The Carbon Storage Conundrum
The commentary deepens when Borlace shifts to the critical issue of soil carbon, distinguishing between two types: particulate organic matter (POM) and mineral-associated organic matter (MAOM). He argues that while POM breaks down quickly, MAOM binds to soil minerals and remains locked away for decades, making it the "far more important" target for long-term climate goals. "If we want solar developments to support carbon storage, then it'll obviously be essential to think about how MAOM forms before a site is built." This insight reframes solar planning from a purely energy-centric exercise to a geological one. The author effectively points out that moist soils are particularly good at forming these stable carbon structures, a condition that solar panels in dry regions can inadvertently create.
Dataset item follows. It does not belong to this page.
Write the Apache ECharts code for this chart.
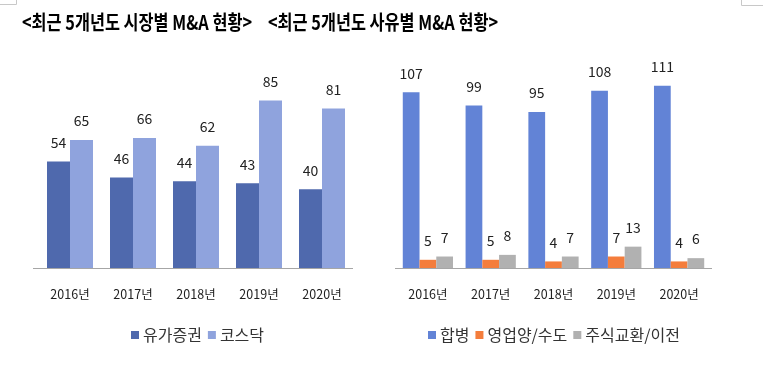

Yet, a counterargument worth considering is the difficulty of replicating these conditions globally. Borlace admits that "measuring soil carbon isn't simple" and depends on a fragile web of moisture, minerals, and microbial life. Critics might note that relying on solar farms to sequester carbon could be risky if the specific soil conditions required for MAOM formation are not present, potentially leading to a false sense of climate security.
We're not talking about the instant greening of deserts here, but it's becoming clear that solar infrastructures can modify local environmental conditions in meaningful ways.
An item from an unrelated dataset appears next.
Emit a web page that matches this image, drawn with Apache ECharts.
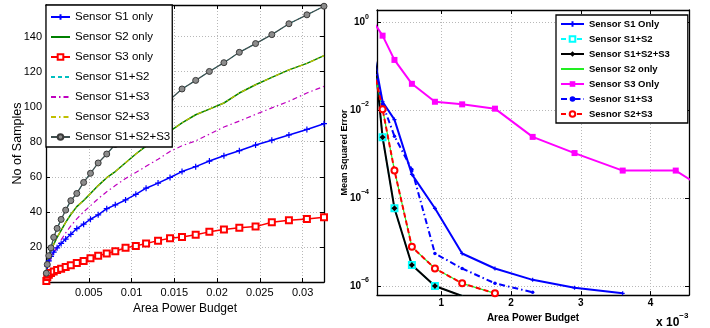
<!DOCTYPE html>
<html>
<head>
<meta charset="utf-8">
<script src="https://cdn.jsdelivr.net/npm/echarts@6/dist/echarts.min.js"></script>
<style>
  html, body { margin: 0; padding: 0; background: #fff; }
  #chart { width: 710px; height: 328px; }
</style>
</head>
<body>
<div id="chart"></div>
<script>
// ---- left panel: number of samples vs area power budget ----
const budgetL = [0.00004, 0.00015, 0.00033, 0.00058, 0.0009, 0.0013, 0.00177, 0.0023, 0.0029, 0.0036,
                 0.0044, 0.0052, 0.0061, 0.0071, 0.0081, 0.0093, 0.0105, 0.0117, 0.0131, 0.0145,
                 0.0159, 0.0175, 0.0191, 0.0208, 0.0226, 0.0245, 0.0264, 0.0284, 0.0305, 0.0325];
const samplesS1 = [4.5, 9, 12, 14.6, 17, 19.5, 22, 24.5, 27.2, 30.5, 33, 35.8, 38.3, 41.8, 44,
                   46.8, 50, 53.5, 56.4, 59.6, 63, 65.8, 69, 72, 74.9, 78.1, 80.9, 83.9, 87, 90.3];
const samplesS2 = [6, 11, 14.5, 18, 21.5, 25.5, 29.5, 34, 38.5, 43, 46.5, 50.5, 55, 59.5, 63,
                   68, 73, 77.5, 82.5, 86, 90.8, 95.4, 98.6, 102.1, 107.8, 112.5, 116.7, 121, 124.7, 129.1];
const samplesS3 = [0.5, 2.9, 4.2, 5.2, 6.0, 6.8, 7.6, 8.5, 9.6, 10.8, 12.0, 13.5, 15.0, 16.3, 17.5,
                   19.5, 20.6, 22.0, 23.6, 25.0, 25.7, 26.9, 28.6, 29.9, 30.9, 31.6, 34.1, 35.2, 36.0, 37.0];
const samplesS1S3 = [4.5, 7.5, 10.5, 13.5, 16.5, 20, 24, 28, 32, 36, 40, 43.5, 47.5, 51.5, 55,
                     59, 62.5, 66, 70, 74.5, 77.7, 80.5, 84.3, 88.4, 91.8, 95.6, 99.3, 103.1, 107.8, 111.6];
const samplesS1S2S3 = [5, 10, 15, 19.5, 25.5, 30.6, 35.7, 41, 46.4, 50.5, 56.8, 62.0, 67.9, 73.0, 78.5,
                       84, 89, 94, 99, 104.1, 110.1, 115.0, 120.1, 125.1, 131.0, 136.0, 141.1, 147.3, 152.4, 157.3];
// these two lie exactly under other curves in the picture
const samplesS1S2 = samplesS1S2S3.slice();
const samplesS2S3 = samplesS2.slice();

// ---- right panel: mean squared error vs area power budget (x 10^-3) ----
const budgetR = [0.04, 0.16, 0.33, 0.58, 0.91, 1.30, 1.77, 2.31, 2.91, 3.60, 4.36, 5.20];
const mseS1 = [0.164, 0.0158, 0.0062, 3.5e-4, 5.9e-5, 5.5e-6, 2.5e-6, 1.38e-6, 9.1e-7, 6.8e-7];
const mseS1S2S3 = [0.209, 0.00245, 5.9e-5, 3.0e-6, 1.0e-6, 5.9e-7];
const mseS1S2 = mseS1S2S3.slice();
const mseS2S3 = [0.076, 0.0107, 4.3e-4, 7.8e-6, 2.5e-6, 1.15e-6, 6.8e-7];
const mseS2 = mseS2S3.slice();
const mseS1S3 = [0.107, 0.0141, 0.0026, 4.5e-4, 5.5e-6, 2.5e-6, 1.15e-6, 7.2e-7];
const mseS3 = [0.98, 0.507, 0.142, 0.0405, 0.0158, 0.0138, 0.011, 0.0025, 0.00107, 4.27e-4, 4.27e-4, 6e-5];

const FONT_L = "'Liberation Sans', Arial, sans-serif";
const FONT_R = "'Liberation Sans', Arial, sans-serif";
const plus = 'path://M0,5L10,5M5,0L5,10';
const gridLine = { show: true, lineStyle: { color: '#b8b8b8', type: [1, 2], width: 1 } };
const noMarker = { opacity: 0 };

function pts(xs, ys) {
  return ys.map((y, i) => [xs[i], y]);
}

function lineL(name, data, color, extra) {
  return Object.assign({
    name: name, type: 'line', xAxisIndex: 0, yAxisIndex: 0, data: data,
    symbol: 'none', showAllSymbol: true,
    lineStyle: { color: color, width: 1.2 },
    itemStyle: { color: color }
  }, extra);
}

function lineR(name, data, color, extra) {
  return Object.assign({
    name: 'R:' + name, type: 'line', xAxisIndex: 2, yAxisIndex: 2, data: data,
    symbol: 'none', showAllSymbol: true,
    lineStyle: { color: color, width: 2 },
    itemStyle: { color: color }
  }, extra);
}

function frameAxis(base, pos) {
  return Object.assign({}, base, {
    position: pos, name: '', axisLabel: { show: false }, splitLine: { show: false }
  });
}

var chart = echarts.init(document.getElementById('chart'));

const xL = {
  type: 'value', gridIndex: 0, min: 0, max: 0.0325, interval: 0.005, position: 'bottom',
  axisLine: { show: true, onZero: false, lineStyle: { color: '#000', width: 1.3 } },
  axisTick: { show: true, inside: true, length: 4, lineStyle: { color: '#000' } },
  axisLabel: {
    color: '#000', fontFamily: FONT_L, fontSize: 11, margin: 5,
    formatter: function (v) {
      let k = v / 0.005;
      if (v <= 0 || Math.abs(k - Math.round(k)) > 1e-6) return '';
      return String(+v.toFixed(3));
    }
  },
  splitLine: gridLine,
  name: 'Area Power Budget', nameLocation: 'middle', nameGap: 16,
  nameTextStyle: { color: '#000', fontFamily: FONT_L, fontSize: 12 }
};
const yL = {
  type: 'value', gridIndex: 0, min: 0, max: 158, interval: 20, position: 'left',
  axisLine: { show: true, onZero: false, lineStyle: { color: '#000', width: 1.3 } },
  axisTick: { show: true, inside: true, length: 4, lineStyle: { color: '#000' } },
  axisLabel: {
    color: '#000', fontFamily: FONT_L, fontSize: 11, margin: 4,
    formatter: function (v) { return (v > 0 && v % 20 === 0) ? String(v) : ''; }
  },
  splitLine: gridLine,
  name: 'No of Samples', nameLocation: 'middle', nameGap: 22, nameMoveOverlap: false,
  nameTextStyle: { color: '#000', fontFamily: FONT_L, fontSize: 12.5 }
};
const xR = {
  type: 'value', gridIndex: 1, min: 0.08, max: 4.55, position: 'bottom',
  axisLine: { show: true, onZero: false, lineStyle: { color: '#000', width: 1.3 } },
  axisTick: { show: true, inside: true, length: 4, lineStyle: { color: '#000' } },
  axisLabel: {
    color: '#000', fontFamily: FONT_R, fontWeight: 'bold', fontSize: 10, margin: 3,
    formatter: function (v) { return Math.abs(v - Math.round(v)) < 1e-6 ? String(Math.round(v)) : ''; }
  },
  splitLine: gridLine,
  name: 'Area Power Budget', nameLocation: 'middle', nameGap: 15,
  nameTextStyle: { color: '#000', fontFamily: FONT_R, fontWeight: 'bold', fontSize: 10 }
};
const yR = {
  type: 'log', logBase: 100, gridIndex: 1, min: 6.2e-7, max: 1.95, position: 'left',
  axisLine: { show: true, onZero: false, lineStyle: { color: '#000', width: 1.3 } },
  axisTick: { show: true, inside: true, length: 4, lineStyle: { color: '#000' } },
  axisLabel: {
    color: '#000', margin: 8,
    formatter: function (v) {
      let e = Math.log10(v);
      if (Math.abs(e - Math.round(e)) > 1e-3) return '';
      e = Math.round(e);
      return '{b|10}{s|' + (e < 0 ? '\u2212' + (-e) : e) + '}';
    },
    rich: {
      b: { fontFamily: FONT_R, fontWeight: 'bold', fontSize: 10, lineHeight: 20 },
      s: { fontFamily: FONT_R, fontWeight: 'bold', fontSize: 7, lineHeight: 8, padding: [0, 0, 12, 0] }
    }
  },
  splitLine: gridLine,
  name: 'Mean Squared Error', nameLocation: 'middle', nameGap: 28, nameMoveOverlap: false,
  nameTextStyle: { color: '#000', fontFamily: FONT_R, fontWeight: 'bold', fontSize: 9 }
};

const option = {
  animation: false,
  backgroundColor: '#fff',
  grid: [
    { left: 46, top: 5, width: 278, height: 277 },
    { left: 377, top: 10, width: 312, height: 286 }
  ],
  xAxis: [xL, frameAxis(xL, 'top'), xR, frameAxis(xR, 'top')],
  yAxis: [yL, frameAxis(yL, 'right'), yR, frameAxis(yR, 'right')],
  legend: [
    {
      orient: 'vertical', left: 46, top: 5, selectedMode: false,
      data: [
        'Sensor S1 only',
        { name: 'Sensor S2 only', itemStyle: noMarker },
        'Sensor S3 only',
        { name: 'Sensor S1+S2', itemStyle: noMarker },
        { name: 'Sensor S1+S3', itemStyle: noMarker },
        { name: 'Sensor S2+S3', itemStyle: noMarker },
        'Sensor S1+S2+S3'
      ],
      backgroundColor: '#fff', borderColor: '#000', borderWidth: 1.3, borderRadius: 0,
      padding: [6, 2, 4, 4], itemGap: 8, itemWidth: 19, itemHeight: 7,
      textStyle: { color: '#000', fontFamily: FONT_L, fontSize: 11.5 }
    },
    {
      orient: 'vertical', left: 556, top: 15, selectedMode: false,
      data: [
        'R:Sensor S1 Only',
        'R:Sensor S1+S2',
        'R:Sensor S1+S2+S3',
        { name: 'R:Sensor S2 only', itemStyle: noMarker },
        'R:Sensor S3 Only',
        'R:Sesnor S1+S3',
        'R:Sesnor S2+S3'
      ],
      formatter: function (n) { return n.slice(2); },
      backgroundColor: '#fff', borderColor: '#000', borderWidth: 1.3, borderRadius: 0,
      padding: [4, 18, 4, 4], itemGap: 5, itemWidth: 23, itemHeight: 7,
      textStyle: { color: '#000', fontFamily: FONT_R, fontWeight: 'bold', fontSize: 9.5 }
    }
  ],
  graphic: [{
    type: 'text', left: 656, top: 312,
    style: {
      text: '{b|x 10}{s|\u22123}',
      rich: {
        b: { fontFamily: FONT_R, fontWeight: 'bold', fontSize: 12, lineHeight: 24, fill: '#000' },
        s: { fontFamily: FONT_R, fontWeight: 'bold', fontSize: 8, lineHeight: 10, padding: [0, 0, 14, 0], fill: '#000' }
      }
    }
  }],
  series: [
    lineL('Sensor S1 only', pts(budgetL, samplesS1), '#0000ff', {
      symbol: plus, symbolSize: 6, lineStyle: { color: '#0000ff', width: 1.5 },
      itemStyle: { color: '#0000ff', borderColor: '#0000ff', borderWidth: 1.2 }
    }),
    lineL('Sensor S2 only', pts(budgetL, samplesS2), '#008000', { lineStyle: { color: '#008000', width: 1.5 } }),
    lineL('Sensor S3 only', pts(budgetL, samplesS3), '#ff0000', {
      symbol: 'emptyRect', symbolSize: 6, lineStyle: { color: '#ff0000', width: 1.5 },
      itemStyle: { color: '#ff0000', borderWidth: 1.2 }
    }),
    lineL('Sensor S1+S2', pts(budgetL, samplesS1S2), '#00bfbf', { lineStyle: { color: '#00bfbf', width: 1, type: [4, 3] } }),
    lineL('Sensor S1+S3', pts(budgetL, samplesS1S3), '#bf00bf', { lineStyle: { color: '#bf00bf', width: 1.2, type: [5, 3, 1.5, 3] } }),
    lineL('Sensor S2+S3', pts(budgetL, samplesS2S3), '#bfbf00', { lineStyle: { color: '#bfbf00', width: 1.2, type: [5, 3, 1.5, 3] } }),
    lineL('Sensor S1+S2+S3', pts(budgetL, samplesS1S2S3), '#3f4f4f', {
      symbol: 'circle', symbolSize: 6, lineStyle: { color: '#3f4f4f', width: 1.3 },
      itemStyle: { color: '#8c8c8c', borderColor: '#3a3a3a', borderWidth: 1 }
    }),

    lineR('Sensor S1 Only', pts(budgetR, mseS1), '#0000ff', {
      symbol: plus, symbolSize: 4, itemStyle: { color: '#0000ff', borderColor: '#0000ff', borderWidth: 1.2 }
    }),
    lineR('Sensor S1+S2', pts(budgetR, mseS1S2), '#00ffff', {
      symbol: 'emptyRect', symbolSize: 6, lineStyle: { color: '#00ffff', width: 1.5, type: [5, 3] },
      itemStyle: { color: '#00ffff', borderWidth: 1.2 }
    }),
    lineR('Sensor S1+S2+S3', pts(budgetR, mseS1S2S3), '#000000', {
      symbol: 'diamond', symbolSize: 6, itemStyle: { color: '#000' }
    }),
    lineR('Sensor S2 only', pts(budgetR, mseS2), '#22ee22', { lineStyle: { color: '#22ee22', width: 1.2 } }),
    lineR('Sensor S3 Only', pts(budgetR, mseS3), '#ff00ff', {
      symbol: 'rect', symbolSize: 6, itemStyle: { color: '#ff00ff' }
    }),
    lineR('Sesnor S1+S3', pts(budgetR, mseS1S3), '#0000ff', {
      symbol: 'circle', symbolSize: 3.5, lineStyle: { color: '#0000ff', width: 2, type: [6, 3, 1.5, 3] },
      itemStyle: { color: '#0000ff' }
    }),
    lineR('Sesnor S2+S3', pts(budgetR, mseS2S3), '#ff0000', {
      symbol: 'emptyCircle', symbolSize: 6, lineStyle: { color: '#ff0000', width: 2, type: [5, 3] },
      itemStyle: { color: '#ff0000', borderWidth: 1.5 }
    })
  ]
};

chart.setOption(option);
</script>
</body>
</html>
The Risk of One-Size-Fits-All Solutions
Borlace balances the optimism of the Chinese study with stark warnings from other regions, particularly the Mojave Desert. He highlights that in some ecosystems, the very changes that help in the desert could be destructive elsewhere. "Research carried out in the Mojave Desert showed that large ground mounted solar facilities there could threaten existing native plant populations." These plants have evolved to thrive in brutal conditions and may not survive the shading and soil alteration caused by panels. This distinction is vital: what works as a restoration tool in one biome could become an ecological disaster in another.
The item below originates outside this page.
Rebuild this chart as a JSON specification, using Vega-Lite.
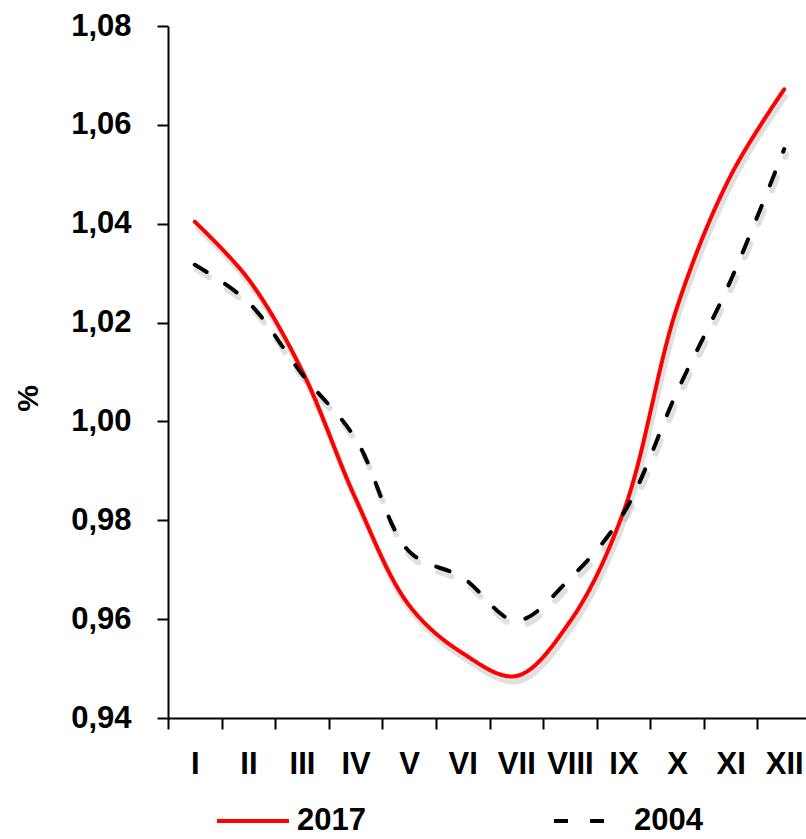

The author also touches on the complex impact on soil microbes, noting that the distribution of water and shade can cause microbial communities to flourish or decline in unpredictable ways. "Even microclimate effects that sound beneficial on the face of it can potentially have quite complex ecological consequences that developers need to be mindful of." This warning serves as a necessary check against the allure of simple technological fixes.
Redefining the Design Philosophy
The piece culminates in a discussion of "agrivoltaics," where semi-transparent panels allow sunlight to pass through to crops below. Borlace describes this as a fundamental shift in how we view land use. "Instead of solar farms being something agriculture has to work around, the panels themselves become part of the land management system, shaping light, temperature, and moisture at ground level." This approach, already being tested in France and Switzerland, suggests that the future of renewable energy lies in integration rather than occupation.
Critics might argue that the cost and engineering complexity of semi-transparent panels could slow down the rapid deployment needed to meet 2050 climate targets. However, Borlace's point is that speed without ecological foresight could lead to long-term failures that outweigh short-term gains. He concludes that "scientific monitoring, ecological planning, and adaptive design must go hand-in-hand with energy policy."
Bottom Line
Borlace's strongest contribution is his insistence that solar energy is not an ecological neutral; it is a powerful force that can either degrade or restore the land depending on how it is sited and designed. His biggest vulnerability lies in the difficulty of predicting these outcomes across diverse global climates, where the "greening" effect in one region could be a "threat" in another. The reader should watch for future studies that move beyond single-site case studies to provide a more robust, global model for solar-ecological integration.